Une chose est sûre cependant: l’apprentissage
d’une deuxième langue «modifie la première de manière souvent
très subtile» explique Raphael Berthele. «Des interférences et
des transferts entre les deux langues sont en cause.» Tous ceux qui
ont passé des années à l’étranger connaissent la difficulté
que l’on peut avoir par la suite à écrire ou à trouver le mot
juste dans sa langue maternelle. Cette influence va aussi de la
langue première à la langue supplémentaire: les Romanches semblent
souvent parler un allemand parfait. A bien écouter pourtant, les
accents de la langue romanche «contaminent» légèrement leurs
productions en allemand.
Apprendre une langue implique-t-il donc le sacrifice
d’une partie de sa langue maternelle? «Cela dépend des normes que
l’on applique, précise le linguiste. Si le standard de grammaire
est celui, très élevé, du «Bon usage» de Grevisse, alors oui,
les bilingues sont moins bons que les monolingues. Le bilingue est un
locuteur compétent et spécifique, mais il n’arrive pas, dans
chaque langue, au niveau qui ferait de lui un «double monolingue».»
A quel âge commencer?
Restent deux questions qu’illustre le débat
scolaire romand. Tout d’abord, apprendre deux nouvelles langues de
front crée-t-il une confusion? «Un effort supplémentaire – mais
pas énorme – pour séparer les langues est requis», explique le
professeur Annoni. Les élèves qui connaissent des troubles du
langage importants tels que la dyslexie voient par contre leurs
difficultés s’accroître. Autre question de taille: à quel âge
faut-il débuter l’apprentissage des langues? Il est clair qu’une
langue supplémentaire demande un apprentissage explicite aux adultes
alors que les très jeunes enfants l’«absorbent», eux, facilement
et naturellement. Perd-on progressivement cette capacité ou
existe-t-il un palier important (une période critique située entre
la fin de l’enfance et le début de l’adolescence)? Les
scientifiques ne s’accordent pas sur ce point.
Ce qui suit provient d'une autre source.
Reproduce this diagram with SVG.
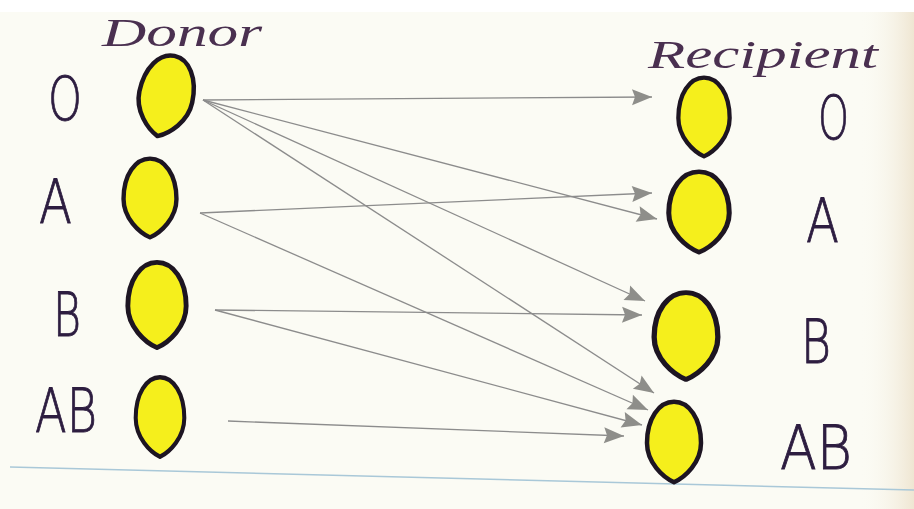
<svg xmlns="http://www.w3.org/2000/svg" width="914" height="509" viewBox="0 0 914 509">
<defs>
<style>
.hand{font-family:"DejaVu Sans","Liberation Sans",sans-serif;font-weight:300;font-size:60px;fill:#2d1d40;stroke:#2d1d40;stroke-width:0.9;}
.title{font-family:"Liberation Serif","DejaVu Serif",serif;font-style:italic;font-size:40px;fill:#4a3050;}
.drop{fill:#f5ef1c;stroke:#1d1522;stroke-width:4.5;stroke-linejoin:round;}
.edge{stroke:#8c8c8c;stroke-width:1.3;fill:none;marker-end:url(#arrow);}
</style>
<marker id="arrow" markerUnits="userSpaceOnUse" markerWidth="24" markerHeight="20" viewBox="-22 -10 24 20" refX="0" refY="0" orient="auto">
<path d="M0,0 L-20,-8 L-17,0 L-20,8 Z" fill="#8e8e8a"/>
</marker>
<path id="drop" d="M0,41 C-11,36 -27,21 -27,1 C-27,-24 -15,-41 0,-41 C15,-41 27,-24 27,1 C27,21 11,36 0,41 Z"/>
<linearGradient id="edgeShade" x1="0" y1="0" x2="1" y2="0">
<stop offset="0" stop-color="#fbfaf3" stop-opacity="0"/>
<stop offset="1" stop-color="#efe6d2" stop-opacity="1"/>
</linearGradient>
</defs>
<rect x="0" y="0" width="914" height="509" fill="#ffffff"/>
<rect x="0" y="12" width="914" height="497" fill="#fbfbf4"/>
<rect x="860" y="12" width="54" height="497" fill="url(#edgeShade)"/>
<line x1="10" y1="467" x2="914" y2="490" stroke="#a9c8d8" stroke-width="1.5"/>

<text class="title" x="102" y="46" textLength="160" lengthAdjust="spacingAndGlyphs">Donor</text>
<text class="title" x="648" y="68" textLength="230" lengthAdjust="spacingAndGlyphs">Recipient</text>

<g id="connectors">
<line class="edge" x1="203" y1="100" x2="652" y2="97"/>
<line class="edge" x1="203" y1="100" x2="657" y2="219"/>
<line class="edge" x1="203" y1="100" x2="645" y2="301"/>
<line class="edge" x1="203" y1="100" x2="654" y2="393"/>
<line class="edge" x1="200" y1="213" x2="652" y2="193"/>
<line class="edge" x1="200" y1="213" x2="648" y2="410"/>
<line class="edge" x1="215" y1="310" x2="642" y2="315"/>
<line class="edge" x1="215" y1="310" x2="642" y2="425"/>
<line class="edge" x1="228" y1="421" x2="624" y2="436"/>
</g>

<g id="donor-O">
<use href="#drop" class="drop" transform="translate(166,96) rotate(12)"/>
<text class="hand" x="48" y="120" textLength="34" lengthAdjust="spacingAndGlyphs">O</text>
</g>
<g id="donor-A">
<use href="#drop" class="drop" transform="translate(150,198) scale(0.98,0.96)"/>
<text class="hand" x="39" y="223" textLength="33" lengthAdjust="spacingAndGlyphs">A</text>
</g>
<g id="donor-B">
<use href="#drop" class="drop" transform="translate(157,305) scale(1.08,1.04)"/>
<text class="hand" x="53" y="336" textLength="28" lengthAdjust="spacingAndGlyphs">B</text>
</g>
<g id="donor-AB">
<use href="#drop" class="drop" transform="translate(160,417) scale(0.9,0.97)"/>
<text class="hand" x="35" y="432" textLength="62" lengthAdjust="spacingAndGlyphs">AB</text>
</g>

<g id="recipient-O">
<use href="#drop" class="drop" transform="translate(704,117) scale(0.95,0.96)"/>
<text class="hand" x="818" y="139" textLength="31" lengthAdjust="spacingAndGlyphs">O</text>
</g>
<g id="recipient-A">
<use href="#drop" class="drop" transform="translate(699,212) scale(1.12,0.98)"/>
<text class="hand" x="806" y="242" textLength="33" lengthAdjust="spacingAndGlyphs">A</text>
</g>
<g id="recipient-B">
<use href="#drop" class="drop" transform="translate(686,336) scale(1.18,1.06)"/>
<text class="hand" x="801" y="363" textLength="30" lengthAdjust="spacingAndGlyphs">B</text>
</g>
<g id="recipient-AB">
<use href="#drop" class="drop" transform="translate(674,442) scale(1.0,0.98)"/>
<text class="hand" x="780" y="469" textLength="72" lengthAdjust="spacingAndGlyphs">AB</text>
</g>
</svg>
Contrairement à ce que l’on pense habituellement,
les adultes apprennent d’ailleurs plus vite une langue que les
enfants, surtout au début de l’acquisition. Revers de la médaille,
ils ont par contre moins de chances de la posséder un jour
parfaitement. Plusieurs critères évaluent en effet l’acquisition
d’une langue: qualité du résultat final, méthode et vitesse du
processus, rappelle le professeur Berthele. Trois facteurs qui
varient selon l’âge mais aussi le contexte, une donnée peu prise
en compte dans le débat public sur l’apprentissage des langues à
l’école.
Alors, l’anglais au primaire est-il une bonne
idée? Faudrait-il même l’enseigner dès le berceau? «La mission
de l’école n’est pas de former des individus parfaitement
bilingues, tranche le linguiste. Mais il est sûr qu’en leur
apprenant les rudiments d’une langue étrangère, on prépare leurs
cerveaux à mieux relever les défis d’un monde multilingue.»